As Stern falls asleep one night, Turow writes, he thinks about how “vitality drains away so slowly that there is really no noticing, and yet he feels he has experienced no dimming of the fundamental feeling of being alive. He wonders often, Was I really experiencing more as a child, as a young man? Or was it merely that my legs and arms worked better?
“In his dreams, he still runs like a deer.”
Turow writes like a dream. Obviously having digested piles of information about drug research, data manipulation and insider trading, his courtroom becomes stage for compelling explanations of rules of evidence, the nuances of hearsay and how to conduct effective cross-examination.
There are revelations and surprises aplenty, as Stern discovers the nature of his friend and contemplates his own life and career, realizing that “he has enjoyed spending his life among criminals. He has developed an aesthete’s appreciation for the knavishness, the guile, the selfish cleverness of his clients, appreciating human misbehavior for its miserable creativity.”
He also realizes: “The only thing we could do when it comes to the inner life of others — guess. Donne had declared that no person is an island. He had it exactly wrong.
“We all are.”
The “islands” in this novel are plentiful, complex and arresting. Some will be familiar to Turow’s fans, including Sonia “Sonny” Klonsky, the judge in the trial and the opposing attorneys, all of whom have such deep pre-trial relationships with one another that they would be comfortable at a cocktail party.
Among the most compelling islands” are the women of Kiril’s life. You are unlikely to meet three more formidable women than Kiril’s “harem.” His longtime wife Donatella, “with a regal air,” and his two mistresses, both of whom worked for his company: Innis, who “a few days short of seventy remains striking” and prompts a certain sexual attraction in Stern; and Olga, from whom “force and ambition radiate … with solar intensity.”

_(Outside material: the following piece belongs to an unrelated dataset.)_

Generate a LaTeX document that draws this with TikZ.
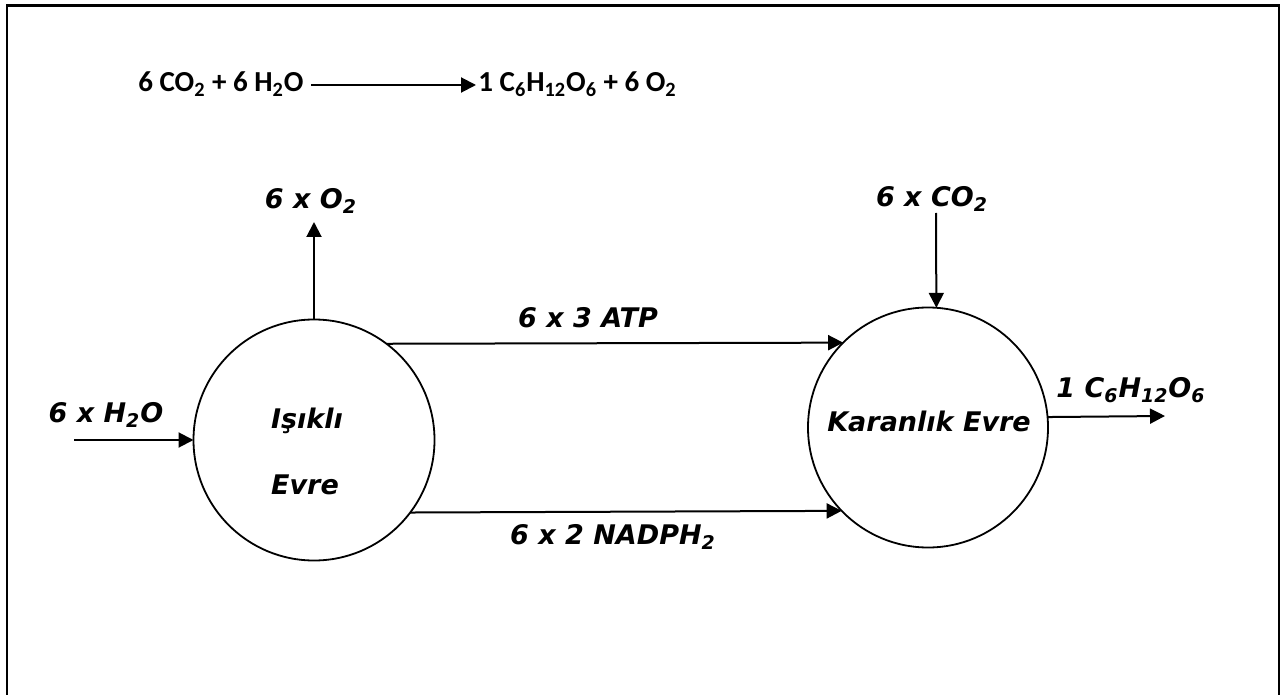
\documentclass[tikz,border=0pt]{standalone}
\usepackage{fontspec}
\usetikzlibrary{arrows.meta}
\newfontfamily\labelfont{DejaVu Sans Bold Oblique}
\newfontfamily\eqfont{Carlito}

\begin{document}
\begin{tikzpicture}[x=0.5pt, y=-0.5pt,
  flow/.style={line width=1pt, -{Triangle[length=7.5pt, width=7.5pt]}},
  phase/.style={draw, circle, line width=0.9pt, inner sep=0pt, outer sep=0pt},
  lbl/.style={font=\labelfont\fontsize{13.5}{16}\selectfont, inner sep=0pt},
  eq/.style={font=\eqfont\fontsize{14.5}{17}\selectfont\bfseries, inner sep=0pt}]
  \useasboundingbox (0,0) rectangle (1285,695);
  % Frame, open at the bottom
  \draw[line width=1.2pt] (7,695) -- (7,5.5) -- (1279,5.5) -- (1279,695);

  % Overall equation
  \node[eq, anchor=base east] (reac) at (304,92) {6 CO\textsubscript{2} + 6 H\textsubscript{2}O};
  \node[eq, anchor=base west] (prod) at (478,92) {1 C\textsubscript{6}H\textsubscript{12}O\textsubscript{6} + 6 O\textsubscript{2}};
  \draw[flow] ([shift={(7,-7)}]reac.base east) -- ([shift={(-2,-7)}]prod.base west);

  % The two phases
  \node[phase, minimum size=120.5pt] (light) at (314,440) {};
  \node[lbl] (lightA) at (307,421) {Işıklı};
  \node[lbl] (lightB) at (305,485) {Evre};
  \node[phase, minimum size=120pt] (dark) at (928,427.5) {};
  \node[lbl] (darkA) at (929,421) {Karanlık Evre};

  % Inputs and outputs
  \coordinate (h2oin) at (74,440);
  \coordinate (o2out) at (314,222);
  \coordinate (co2in) at (936,213);
  \coordinate (glcout) at (1165,416);
  \node[lbl] (h2olbl) at (106,415) {6 x H\textsubscript{2}O};
  \node[lbl] (o2lbl) at (311,201) {6 x O\textsubscript{2}};
  \node[lbl] (co2lbl) at (932,199) {6 x CO\textsubscript{2}};
  \node[lbl] (glclbl) at (1131,390) {1 C\textsubscript{6}H\textsubscript{12}O\textsubscript{6}};
  \draw[flow] (h2oin) -- (light.west);
  \draw[flow] (light.north) -- (o2out);
  \draw[flow] (co2in) -- (dark.86.2);
  \draw[flow] (dark.5.5) -- (glcout);

  % Light phase products to the dark phase
  \draw[flow] (light.53.6) -- (dark.135.2);
  \draw[flow] (light.323.3) -- (dark.224.8);
  \node[lbl] (atplbl) at (588,318) {6 x 3 ATP};
  \node[lbl] (nadphlbl) at (613,537) {6 x 2 NADPH\textsubscript{2}};
\end{tikzpicture}
\end{document}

These people come to colorful life and though the trial is center stage, it will be Turow’s characters who linger in the mind. Noting that “one of the tragedies of aging (is), appreciating how many good and interesting people have passed by unknown.”
He does not allow such people to pass by his readers.
Stern lives in the company of his granddaughter, who is named Clarice but goes by Pinky and who, after a drugged-out youth, is at 30 prone to vanish for days at a time and can be “a frequently infuriating employee” as a paralegal, assisting Sandy and Marta in the trial. Stern’s “love for his granddaughter exceeds his understanding” but he thinks that she “has a solid future as a private investigator.”
I hope that Turow has more books to write. I am sure he does and though it is presumptuous to suggest future work, he could not go wrong by expanding the character of Pinky, who is an appealingly complicated young woman.
Not my call but I greatly appreciate how he ends his time with Stern. Later in the novel, Stern stands in his office and “thinks suddenly about his career. Was it worth it? But he has no doubt. … It is at heart a very nasty business to accuse, to judge, to punish. But the law, at least, seeks to govern misfortune, to ensure a society’s wrath is not visited at random. In human affairs, reason will never fully triumph; but there is no better cause to champion.”
Rick Kogan writes for the Chicago Tribune.